====== Listed entries

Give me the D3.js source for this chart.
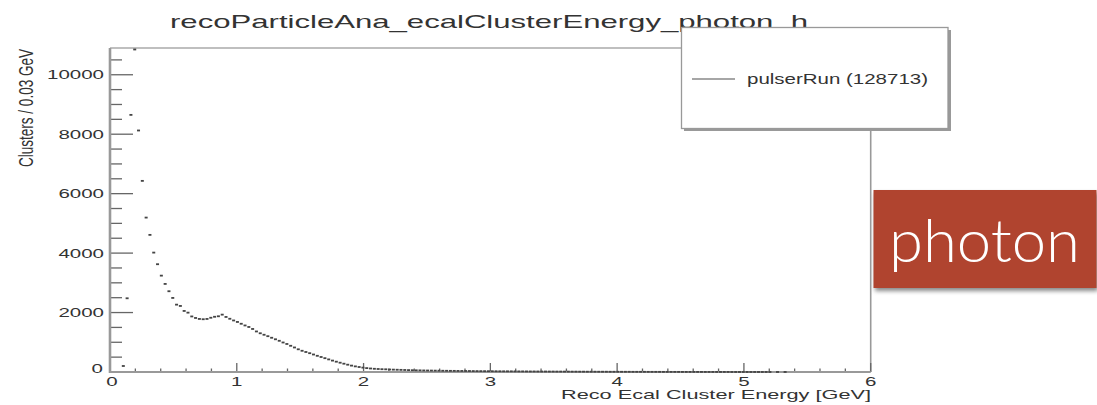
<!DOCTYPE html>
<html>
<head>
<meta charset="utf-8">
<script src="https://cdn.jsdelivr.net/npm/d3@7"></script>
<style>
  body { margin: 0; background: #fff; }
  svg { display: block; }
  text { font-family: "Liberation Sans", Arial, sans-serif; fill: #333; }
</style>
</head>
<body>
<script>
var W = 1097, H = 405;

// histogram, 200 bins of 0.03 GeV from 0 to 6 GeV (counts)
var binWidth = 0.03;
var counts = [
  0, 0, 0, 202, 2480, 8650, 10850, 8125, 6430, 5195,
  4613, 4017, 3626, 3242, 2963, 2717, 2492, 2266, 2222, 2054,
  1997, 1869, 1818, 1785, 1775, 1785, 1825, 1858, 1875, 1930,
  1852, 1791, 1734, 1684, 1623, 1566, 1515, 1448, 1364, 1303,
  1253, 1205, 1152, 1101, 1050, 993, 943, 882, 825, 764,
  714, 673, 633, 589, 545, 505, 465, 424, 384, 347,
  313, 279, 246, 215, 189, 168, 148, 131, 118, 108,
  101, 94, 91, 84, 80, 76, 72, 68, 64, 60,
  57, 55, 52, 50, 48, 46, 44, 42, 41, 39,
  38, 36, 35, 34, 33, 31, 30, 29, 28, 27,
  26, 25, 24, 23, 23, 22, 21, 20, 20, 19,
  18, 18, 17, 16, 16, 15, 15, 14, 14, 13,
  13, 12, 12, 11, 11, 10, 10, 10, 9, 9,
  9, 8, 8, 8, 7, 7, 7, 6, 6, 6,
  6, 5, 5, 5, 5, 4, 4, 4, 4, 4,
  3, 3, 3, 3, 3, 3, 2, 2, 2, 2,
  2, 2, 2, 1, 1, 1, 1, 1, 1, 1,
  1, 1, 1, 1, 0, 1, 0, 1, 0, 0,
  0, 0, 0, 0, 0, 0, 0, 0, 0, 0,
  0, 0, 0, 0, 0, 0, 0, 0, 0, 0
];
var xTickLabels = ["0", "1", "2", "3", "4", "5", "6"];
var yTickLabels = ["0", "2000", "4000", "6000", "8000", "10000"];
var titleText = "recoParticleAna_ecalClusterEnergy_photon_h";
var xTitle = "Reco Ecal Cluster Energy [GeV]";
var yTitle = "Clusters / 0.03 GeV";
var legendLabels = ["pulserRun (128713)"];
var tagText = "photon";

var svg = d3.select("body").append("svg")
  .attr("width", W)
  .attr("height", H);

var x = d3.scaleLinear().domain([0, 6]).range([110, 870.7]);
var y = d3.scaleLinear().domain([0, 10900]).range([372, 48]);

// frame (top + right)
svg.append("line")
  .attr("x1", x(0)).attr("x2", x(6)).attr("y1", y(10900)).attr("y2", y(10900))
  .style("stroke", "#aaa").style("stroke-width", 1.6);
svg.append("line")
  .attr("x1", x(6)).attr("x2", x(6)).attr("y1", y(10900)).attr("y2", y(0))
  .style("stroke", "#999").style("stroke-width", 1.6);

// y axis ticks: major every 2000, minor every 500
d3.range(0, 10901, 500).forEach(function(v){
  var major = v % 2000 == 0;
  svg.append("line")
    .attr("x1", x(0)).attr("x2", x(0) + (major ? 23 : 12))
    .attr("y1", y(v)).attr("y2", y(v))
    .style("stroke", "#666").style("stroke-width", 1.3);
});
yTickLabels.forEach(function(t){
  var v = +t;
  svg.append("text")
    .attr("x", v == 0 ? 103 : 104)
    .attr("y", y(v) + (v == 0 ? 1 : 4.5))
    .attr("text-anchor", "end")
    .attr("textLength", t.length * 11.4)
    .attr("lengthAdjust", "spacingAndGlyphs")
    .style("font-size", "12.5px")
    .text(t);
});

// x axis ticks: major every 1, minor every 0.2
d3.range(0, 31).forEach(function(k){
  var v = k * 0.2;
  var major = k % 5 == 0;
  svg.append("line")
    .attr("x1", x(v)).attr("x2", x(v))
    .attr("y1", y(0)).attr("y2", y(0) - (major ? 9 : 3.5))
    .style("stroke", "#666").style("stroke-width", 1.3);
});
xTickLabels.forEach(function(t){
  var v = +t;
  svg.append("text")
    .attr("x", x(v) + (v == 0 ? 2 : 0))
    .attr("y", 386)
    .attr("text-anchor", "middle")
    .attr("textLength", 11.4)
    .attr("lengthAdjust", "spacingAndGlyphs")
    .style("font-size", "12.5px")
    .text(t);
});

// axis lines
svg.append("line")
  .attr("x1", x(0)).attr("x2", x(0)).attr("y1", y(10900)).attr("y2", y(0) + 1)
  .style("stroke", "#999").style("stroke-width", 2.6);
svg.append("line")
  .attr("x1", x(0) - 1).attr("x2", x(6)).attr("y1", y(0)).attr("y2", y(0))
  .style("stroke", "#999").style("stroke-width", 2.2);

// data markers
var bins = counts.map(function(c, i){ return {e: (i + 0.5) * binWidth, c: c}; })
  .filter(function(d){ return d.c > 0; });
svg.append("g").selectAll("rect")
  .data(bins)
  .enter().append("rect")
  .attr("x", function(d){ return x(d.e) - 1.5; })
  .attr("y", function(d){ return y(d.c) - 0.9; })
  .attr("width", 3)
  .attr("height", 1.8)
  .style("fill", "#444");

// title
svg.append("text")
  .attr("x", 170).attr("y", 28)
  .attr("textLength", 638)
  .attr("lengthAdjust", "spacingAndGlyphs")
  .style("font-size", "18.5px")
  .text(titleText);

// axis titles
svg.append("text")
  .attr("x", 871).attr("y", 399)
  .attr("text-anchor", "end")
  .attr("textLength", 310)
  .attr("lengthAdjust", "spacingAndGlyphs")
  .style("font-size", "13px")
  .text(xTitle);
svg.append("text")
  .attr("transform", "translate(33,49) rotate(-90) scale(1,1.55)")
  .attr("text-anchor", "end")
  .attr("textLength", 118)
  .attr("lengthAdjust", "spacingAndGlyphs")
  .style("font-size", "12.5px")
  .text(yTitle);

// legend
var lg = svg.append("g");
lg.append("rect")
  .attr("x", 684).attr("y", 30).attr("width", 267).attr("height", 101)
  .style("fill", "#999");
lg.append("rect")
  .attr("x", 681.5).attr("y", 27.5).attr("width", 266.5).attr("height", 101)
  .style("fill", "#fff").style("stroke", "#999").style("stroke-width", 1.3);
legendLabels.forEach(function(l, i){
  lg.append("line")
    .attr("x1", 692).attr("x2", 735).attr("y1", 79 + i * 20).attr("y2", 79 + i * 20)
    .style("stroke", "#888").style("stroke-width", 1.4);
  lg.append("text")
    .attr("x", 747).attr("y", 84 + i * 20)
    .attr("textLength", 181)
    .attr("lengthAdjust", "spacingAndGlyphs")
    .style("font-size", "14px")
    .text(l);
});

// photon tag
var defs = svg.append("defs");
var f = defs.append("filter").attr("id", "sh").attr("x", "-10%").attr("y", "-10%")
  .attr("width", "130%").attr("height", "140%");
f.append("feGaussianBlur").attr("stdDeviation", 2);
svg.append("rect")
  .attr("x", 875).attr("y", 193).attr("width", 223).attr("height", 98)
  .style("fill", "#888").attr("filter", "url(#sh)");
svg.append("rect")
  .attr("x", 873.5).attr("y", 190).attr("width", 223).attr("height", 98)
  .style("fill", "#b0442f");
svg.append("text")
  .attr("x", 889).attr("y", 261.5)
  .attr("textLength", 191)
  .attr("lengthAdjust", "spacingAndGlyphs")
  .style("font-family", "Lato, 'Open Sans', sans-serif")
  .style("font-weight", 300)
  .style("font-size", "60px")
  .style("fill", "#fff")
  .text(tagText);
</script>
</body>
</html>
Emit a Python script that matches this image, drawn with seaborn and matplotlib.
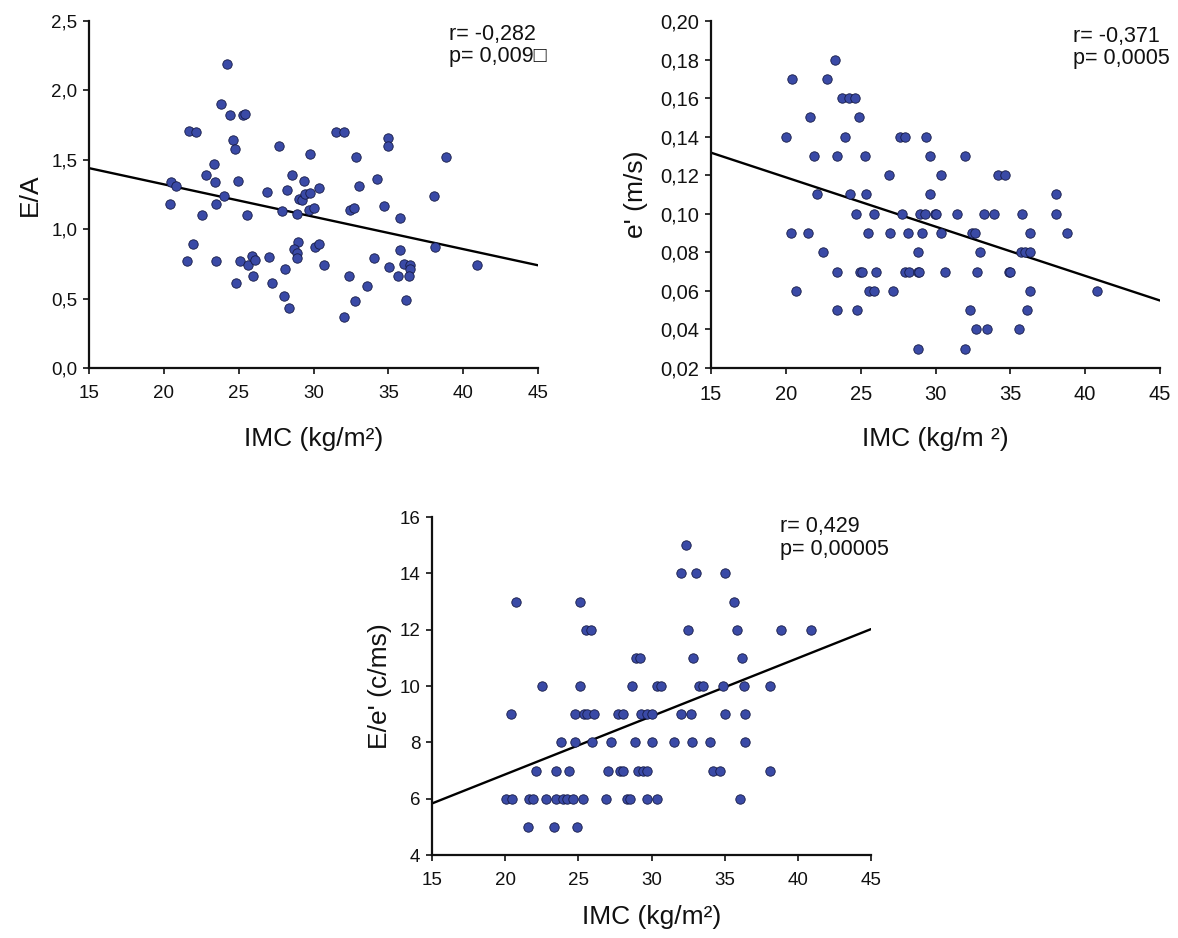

============

Write out the data precisely as given, excluding the pictures.

Give me the D3.js source for this chart.
<!DOCTYPE html>
<html>
<head>
<meta charset="utf-8">
<script src="https://cdn.jsdelivr.net/npm/d3@7"></script>
<style>
  body { margin: 0; background: #fff; }
  svg { display: block; }
  text { font-family: "Liberation Sans", Arial, sans-serif; fill: #333; }
</style>
</head>
<body>
<script>
var W = 1097, H = 405;

// histogram, 200 bins of 0.03 GeV from 0 to 6 GeV (counts)
var binWidth = 0.03;
var counts = [
  0, 0, 0, 202, 2480, 8650, 10850, 8125, 6430, 5195,
  4613, 4017, 3626, 3242, 2963, 2717, 2492, 2266, 2222, 2054,
  1997, 1869, 1818, 1785, 1775, 1785, 1825, 1858, 1875, 1930,
  1852, 1791, 1734, 1684, 1623, 1566, 1515, 1448, 1364, 1303,
  1253, 1205, 1152, 1101, 1050, 993, 943, 882, 825, 764,
  714, 673, 633, 589, 545, 505, 465, 424, 384, 347,
  313, 279, 246, 215, 189, 168, 148, 131, 118, 108,
  101, 94, 91, 84, 80, 76, 72, 68, 64, 60,
  57, 55, 52, 50, 48, 46, 44, 42, 41, 39,
  38, 36, 35, 34, 33, 31, 30, 29, 28, 27,
  26, 25, 24, 23, 23, 22, 21, 20, 20, 19,
  18, 18, 17, 16, 16, 15, 15, 14, 14, 13,
  13, 12, 12, 11, 11, 10, 10, 10, 9, 9,
  9, 8, 8, 8, 7, 7, 7, 6, 6, 6,
  6, 5, 5, 5, 5, 4, 4, 4, 4, 4,
  3, 3, 3, 3, 3, 3, 2, 2, 2, 2,
  2, 2, 2, 1, 1, 1, 1, 1, 1, 1,
  1, 1, 1, 1, 0, 1, 0, 1, 0, 0,
  0, 0, 0, 0, 0, 0, 0, 0, 0, 0,
  0, 0, 0, 0, 0, 0, 0, 0, 0, 0
];
var xTickLabels = ["0", "1", "2", "3", "4", "5", "6"];
var yTickLabels = ["0", "2000", "4000", "6000", "8000", "10000"];
var titleText = "recoParticleAna_ecalClusterEnergy_photon_h";
var xTitle = "Reco Ecal Cluster Energy [GeV]";
var yTitle = "Clusters / 0.03 GeV";
var legendLabels = ["pulserRun (128713)"];
var tagText = "photon";

var svg = d3.select("body").append("svg")
  .attr("width", W)
  .attr("height", H);

var x = d3.scaleLinear().domain([0, 6]).range([110, 870.7]);
var y = d3.scaleLinear().domain([0, 10900]).range([372, 48]);

// frame (top + right)
svg.append("line")
  .attr("x1", x(0)).attr("x2", x(6)).attr("y1", y(10900)).attr("y2", y(10900))
  .style("stroke", "#aaa").style("stroke-width", 1.6);
svg.append("line")
  .attr("x1", x(6)).attr("x2", x(6)).attr("y1", y(10900)).attr("y2", y(0))
  .style("stroke", "#999").style("stroke-width", 1.6);

// y axis ticks: major every 2000, minor every 500
d3.range(0, 10901, 500).forEach(function(v){
  var major = v % 2000 == 0;
  svg.append("line")
    .attr("x1", x(0)).attr("x2", x(0) + (major ? 23 : 12))
    .attr("y1", y(v)).attr("y2", y(v))
    .style("stroke", "#666").style("stroke-width", 1.3);
});
yTickLabels.forEach(function(t){
  var v = +t;
  svg.append("text")
    .attr("x", v == 0 ? 103 : 104)
    .attr("y", y(v) + (v == 0 ? 1 : 4.5))
    .attr("text-anchor", "end")
    .attr("textLength", t.length * 11.4)
    .attr("lengthAdjust", "spacingAndGlyphs")
    .style("font-size", "12.5px")
    .text(t);
});

// x axis ticks: major every 1, minor every 0.2
d3.range(0, 31).forEach(function(k){
  var v = k * 0.2;
  var major = k % 5 == 0;
  svg.append("line")
    .attr("x1", x(v)).attr("x2", x(v))
    .attr("y1", y(0)).attr("y2", y(0) - (major ? 9 : 3.5))
    .style("stroke", "#666").style("stroke-width", 1.3);
});
xTickLabels.forEach(function(t){
  var v = +t;
  svg.append("text")
    .attr("x", x(v) + (v == 0 ? 2 : 0))
    .attr("y", 386)
    .attr("text-anchor", "middle")
    .attr("textLength", 11.4)
    .attr("lengthAdjust", "spacingAndGlyphs")
    .style("font-size", "12.5px")
    .text(t);
});

// axis lines
svg.append("line")
  .attr("x1", x(0)).attr("x2", x(0)).attr("y1", y(10900)).attr("y2", y(0) + 1)
  .style("stroke", "#999").style("stroke-width", 2.6);
svg.append("line")
  .attr("x1", x(0) - 1).attr("x2", x(6)).attr("y1", y(0)).attr("y2", y(0))
  .style("stroke", "#999").style("stroke-width", 2.2);

// data markers
var bins = counts.map(function(c, i){ return {e: (i + 0.5) * binWidth, c: c}; })
  .filter(function(d){ return d.c > 0; });
svg.append("g").selectAll("rect")
  .data(bins)
  .enter().append("rect")
  .attr("x", function(d){ return x(d.e) - 1.5; })
  .attr("y", function(d){ return y(d.c) - 0.9; })
  .attr("width", 3)
  .attr("height", 1.8)
  .style("fill", "#444");

// title
svg.append("text")
  .attr("x", 170).attr("y", 28)
  .attr("textLength", 638)
  .attr("lengthAdjust", "spacingAndGlyphs")
  .style("font-size", "18.5px")
  .text(titleText);

// axis titles
svg.append("text")
  .attr("x", 871).attr("y", 399)
  .attr("text-anchor", "end")
  .attr("textLength", 310)
  .attr("lengthAdjust", "spacingAndGlyphs")
  .style("font-size", "13px")
  .text(xTitle);
svg.append("text")
  .attr("transform", "translate(33,49) rotate(-90) scale(1,1.55)")
  .attr("text-anchor", "end")
  .attr("textLength", 118)
  .attr("lengthAdjust", "spacingAndGlyphs")
  .style("font-size", "12.5px")
  .text(yTitle);

// legend
var lg = svg.append("g");
lg.append("rect")
  .attr("x", 684).attr("y", 30).attr("width", 267).attr("height", 101)
  .style("fill", "#999");
lg.append("rect")
  .attr("x", 681.5).attr("y", 27.5).attr("width", 266.5).attr("height", 101)
  .style("fill", "#fff").style("stroke", "#999").style("stroke-width", 1.3);
legendLabels.forEach(function(l, i){
  lg.append("line")
    .attr("x1", 692).attr("x2", 735).attr("y1", 79 + i * 20).attr("y2", 79 + i * 20)
    .style("stroke", "#888").style("stroke-width", 1.4);
  lg.append("text")
    .attr("x", 747).attr("y", 84 + i * 20)
    .attr("textLength", 181)
    .attr("lengthAdjust", "spacingAndGlyphs")
    .style("font-size", "14px")
    .text(l);
});

// photon tag
var defs = svg.append("defs");
var f = defs.append("filter").attr("id", "sh").attr("x", "-10%").attr("y", "-10%")
  .attr("width", "130%").attr("height", "140%");
f.append("feGaussianBlur").attr("stdDeviation", 2);
svg.append("rect")
  .attr("x", 875).attr("y", 193).attr("width", 223).attr("height", 98)
  .style("fill", "#888").attr("filter", "url(#sh)");
svg.append("rect")
  .attr("x", 873.5).attr("y", 190).attr("width", 223).attr("height", 98)
  .style("fill", "#b0442f");
svg.append("text")
  .attr("x", 889).attr("y", 261.5)
  .attr("textLength", 191)
  .attr("lengthAdjust", "spacingAndGlyphs")
  .style("font-family", "Lato, 'Open Sans', sans-serif")
  .style("font-weight", 300)
  .style("font-size", "60px")
  .style("fill", "#fff")
  .text(tagText);
</script>
</body>
</html>
Emit a Python script that matches this image, drawn with seaborn and matplotlib.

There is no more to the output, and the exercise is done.